Saya mengusulkan itu, justru – dalam bayangan saya – menghindari perkembangan yang kontraproduktif. Sekarang banyak klinik bekam, banyak tawaran kursus bekam dan ada kecenderungan sulitnya beranjak dari pemahaman bekam dengan dasar dalil agama. Masalahnya, seperti standar tempat dan layanan klinik bekam? Siapa yang memiliki otoritas ilmiah untuk memberi kursus bekam? Seperti apa legislasinya? Registrasinya? Syarat kompetensinya? Penjelasan ilmiah yang coba diajukan tentang bekam, juga masih terbatas (sekali lagi, ini dalam kacamata disiplin ilmu). Bila kondisi ini tidak diperhatikan, saya khawatir kita akan seperti jalan di tempat. Padahal, maaf kalau berlebihan, perkembangan bekam ini menempatkan agama sebagai – paling tidak partially – taruhannya. Maksud saya, bukan tidak mungkin masalah agama terbawa-bawa bila ada hal yang bersifat negatif dalam perkembangannya. Dan itu concern saya sebenarnya.
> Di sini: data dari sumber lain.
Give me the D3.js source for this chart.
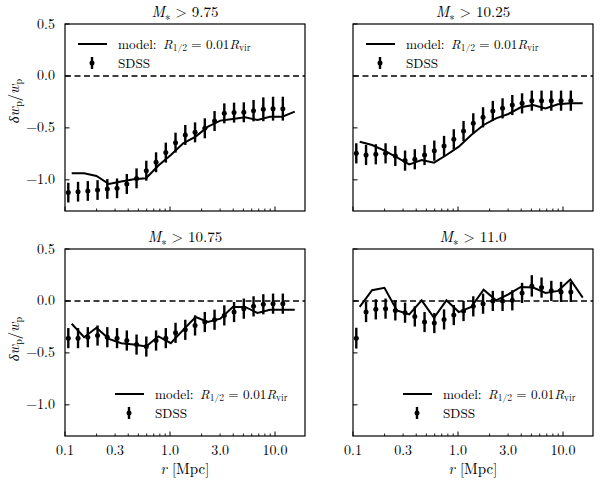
<!DOCTYPE html>
<html><head><meta charset="utf-8">
<script src="https://cdn.jsdelivr.net/npm/d3@7"></script>
<style>body{margin:0;background:#fff}svg{display:block}</style>
</head><body><svg id="c" width="600" height="483"></svg>
<script>
// ---- data ----
const rData = [0.1075,0.1331,0.1649,0.2042,0.2529,0.3131,0.3878,0.4802,0.5947,0.7365,0.912,1.129,1.398,1.732,2.145,2.656,3.289,4.074,5.045,6.247,7.737,9.58,11.87];
const rModel = [0.1158,0.152,0.1994,0.2617,0.3434,0.4506,0.5913,0.7759,1.018,1.336,1.753,2.300,3.018,3.961,5.197,6.820,8.949,11.74,15.41];
const titles = ["9.75","10.25","10.75","11.0"];
const sdss1 = [-1.123,-1.114,-1.107,-1.098,-1.088,-1.082,-1.040,-0.986,-0.912,-0.831,-0.738,-0.642,-0.568,-0.543,-0.504,-0.434,-0.360,-0.353,-0.350,-0.334,-0.321,-0.315,-0.315];
const err1 = [0.095,0.095,0.095,0.095,0.095,0.095,0.096,0.096,0.096,0.096,0.096,0.096,0.096,0.096,0.096,0.096,0.096,0.096,0.096,0.103,0.115,0.115,0.115];
const model1 = [-0.937,-0.937,-0.963,-1.040,-1.017,-0.995,-0.985,-0.863,-0.761,-0.648,-0.584,-0.488,-0.430,-0.414,-0.398,-0.424,-0.392,-0.392,-0.344];
const sdss2 = [-0.745,-0.761,-0.754,-0.745,-0.770,-0.815,-0.802,-0.761,-0.719,-0.674,-0.610,-0.530,-0.456,-0.398,-0.337,-0.312,-0.280,-0.264,-0.238,-0.238,-0.238,-0.238,-0.238];
const err2 = [0.097,0.097,0.097,0.097,0.097,0.097,0.097,0.097,0.097,0.097,0.097,0.097,0.097,0.097,0.097,0.097,0.097,0.097,0.097,0.097,0.097,0.097,0.097];
const model2 = [-0.633,-0.665,-0.719,-0.783,-0.851,-0.809,-0.835,-0.761,-0.681,-0.568,-0.472,-0.408,-0.366,-0.302,-0.280,-0.312,-0.273,-0.264,-0.264];
const sdss3 = [-0.358,-0.358,-0.349,-0.333,-0.349,-0.358,-0.381,-0.420,-0.439,-0.381,-0.358,-0.307,-0.278,-0.236,-0.203,-0.181,-0.139,-0.107,-0.074,-0.052,-0.032,-0.026,-0.026];
const err3 = [0.097,0.097,0.097,0.097,0.097,0.097,0.097,0.097,0.097,0.097,0.097,0.097,0.097,0.097,0.097,0.097,0.097,0.097,0.097,0.097,0.097,0.097,0.097];
const model3 = [-0.220,-0.349,-0.258,-0.365,-0.407,-0.420,-0.439,-0.342,-0.407,-0.278,-0.155,-0.203,-0.171,-0.058,-0.058,-0.116,-0.084,-0.084,-0.084];
const sdss4 = [-0.358,-0.107,-0.081,-0.074,-0.091,-0.113,-0.149,-0.203,-0.213,-0.178,-0.136,-0.097,-0.052,-0.026,0.000,0.000,0.006,0.077,0.145,0.129,0.097,0.087,0.087];
const err4 = [0.100,0.097,0.097,0.097,0.097,0.097,0.097,0.097,0.097,0.097,0.097,0.097,0.097,0.097,0.097,0.097,0.097,0.097,0.103,0.097,0.097,0.097,0.097];
const model4 = [-0.058,0.103,0.126,-0.091,-0.129,0.006,-0.162,0.006,-0.107,-0.058,0.109,0.006,0.064,0.135,0.129,0.077,0.097,0.206,0.032];
const xTicks = [0.1,0.3,1.0,3.0,10.0];
const yTicks = [0.5,0.0,-0.5,-1.0];

const panels = [
  {x0:65,y0:24,sdss:sdss1,err:err1,model:model1,title:titles[0],legTop:true,left:true,bottom:false,ylc:77},
  {x0:353,y0:24,sdss:sdss2,err:err2,model:model2,title:titles[1],legTop:true,left:false,bottom:false},
  {x0:65,y0:249,sdss:sdss3,err:err3,model:model3,title:titles[2],legTop:false,left:true,bottom:true,ylc:90},
  {x0:353,y0:249,sdss:sdss4,err:err4,model:model4,title:titles[3],legTop:false,left:false,bottom:true}
];
const W=240,H=187;
const FF='"Latin Modern Roman"';
const svg=d3.select("#c");
const x=d3.scaleLog().domain([0.1,19.3]).range([0,W]);
const y=d3.scaleLinear().domain([-1.3,0.5]).range([H,0]);
const fmt=d3.format(".1f");
const minus=s=>s.replace("-","\u2212");
const T=(g)=>g.append("text").style("font-family",FF);

function legendText(g,tx,ty){
  const t=T(g).attr("x",tx).attr("y",ty).attr("font-size",13.2);
  t.append("tspan").text("model:\u2002");
  t.append("tspan").attr("font-style","italic").text("R");
  t.append("tspan").attr("font-size",9.5).attr("dy",2.5).text("1/2");
  t.append("tspan").attr("dy",-2.5).text(" = 0.01");
  t.append("tspan").attr("font-style","italic").text("R");
  t.append("tspan").attr("font-size",9.5).attr("dy",2.5).text("vir");
}

panels.forEach(p=>{
  const g=svg.append("g").attr("transform",`translate(${p.x0},${p.y0})`);
  g.append("line").attr("x1",0).attr("x2",W).attr("y1",y(0)).attr("y2",y(0))
    .attr("stroke","#000").attr("stroke-width",1.5).attr("stroke-dasharray","6,3.5");
  const line=d3.line().x((d,i)=>x(rModel[i])).y(d=>y(d));
  g.append("path").datum(p.model).attr("d",line).attr("fill","none").attr("stroke","#000").attr("stroke-width",2).attr("stroke-linejoin","miter");
  g.selectAll("line.eb").data(p.sdss).enter().append("line")
    .attr("x1",(d,i)=>x(rData[i])).attr("x2",(d,i)=>x(rData[i]))
    .attr("y1",(d,i)=>y(d+p.err[i])).attr("y2",(d,i)=>y(d-p.err[i]))
    .attr("stroke","#000").attr("stroke-width",2.4);
  g.selectAll("circle.pt").data(p.sdss).enter().append("circle")
    .attr("cx",(d,i)=>x(rData[i])).attr("cy",d=>y(d)).attr("r",2.5).attr("fill","#000");
  const minor=[];
  [0.1,1,10].forEach(dec=>{for(let k=2;k<=9;k++){const v=dec*k; if(v<19.3) minor.push(v);}});
  g.selectAll("line.mi").data(minor).enter().append("line")
    .attr("x1",d=>x(d)).attr("x2",d=>x(d)).attr("y1",H).attr("y2",H-2.5).attr("stroke","#000").attr("stroke-width",0.9);
  g.selectAll("line.ma").data([0.1,1,10]).enter().append("line")
    .attr("x1",d=>x(d)).attr("x2",d=>x(d)).attr("y1",H).attr("y2",H-4.5).attr("stroke","#000").attr("stroke-width",1);
  g.selectAll("line.yt").data(yTicks).enter().append("line")
    .attr("x1",0).attr("x2",4.5).attr("y1",d=>y(d)).attr("y2",d=>y(d)).attr("stroke","#000").attr("stroke-width",1);
  g.append("rect").attr("x",0).attr("y",0).attr("width",W).attr("height",H).attr("fill","none").attr("stroke","#000").attr("stroke-width",1.2);
  if(p.left){
    yTicks.forEach(d=>{
      T(g).attr("x",-10).attr("y",y(d)+4.5).attr("text-anchor","end").attr("font-size",14).text(minus(fmt(d)));
    });
    const yl=T(g).attr("transform",`translate(-46,${p.ylc}) rotate(-90)`).attr("text-anchor","middle").attr("font-size",14.5);
    yl.append("tspan").attr("font-style","italic").text("\u03b4w");
    yl.append("tspan").attr("font-size",10).attr("dy",2.5).text("p");
    yl.append("tspan").attr("dy",-2.5).text("/");
    yl.append("tspan").attr("font-style","italic").text("w");
    yl.append("tspan").attr("font-size",10).attr("dy",2.5).text("p");
  }
  if(p.bottom){
    xTicks.forEach(d=>{
      T(g).attr("x",x(d)).attr("y",H+19).attr("text-anchor","middle").attr("font-size",14).text(fmt(d));
    });
    const xl=T(g).attr("x",W/2).attr("y",H+38).attr("text-anchor","middle").attr("font-size",15);
    xl.append("tspan").attr("font-style","italic").text("r");
    xl.append("tspan").text(" [Mpc]");
  }
  const t=T(g).attr("x",W/2).attr("y",-7).attr("text-anchor","middle").attr("font-size",15);
  t.append("tspan").attr("font-style","italic").text("M");
  t.append("tspan").attr("font-size",10.5).attr("dy",3).text("\u2217");
  t.append("tspan").attr("dy",-3).text(" > "+p.title);
  const lx = p.legTop?13:50, ly = p.legTop?20:145;
  g.append("line").attr("x1",lx).attr("x2",lx+29).attr("y1",ly).attr("y2",ly).attr("stroke","#000").attr("stroke-width",2);
  legendText(g,lx+40,ly+4.5);
  g.append("line").attr("x1",lx+14).attr("x2",lx+14).attr("y1",ly+13).attr("y2",ly+25).attr("stroke","#000").attr("stroke-width",2.4);
  g.append("circle").attr("cx",lx+14).attr("cy",ly+19).attr("r",2.5).attr("fill","#000");
  T(g).attr("x",lx+40).attr("y",ly+23.5).attr("font-size",13.2).text("SDSS");
});
</script></body></html>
Soal bahwa sampai sekarang kita – atau lebih tepat mungkin saya – belum sanggup memahami soal bekam, mungkin inilah pelajaran bagi saya bahwa ilmu manusia memang sangat terbatas. Bukan tidak mungkin – dan saya sangat berharap – suatu saat, ruang-ruang “gelap” itu akan terbuka.
Dan inilah yang akhirnya saya pilih jadi topik kultum pagi itu.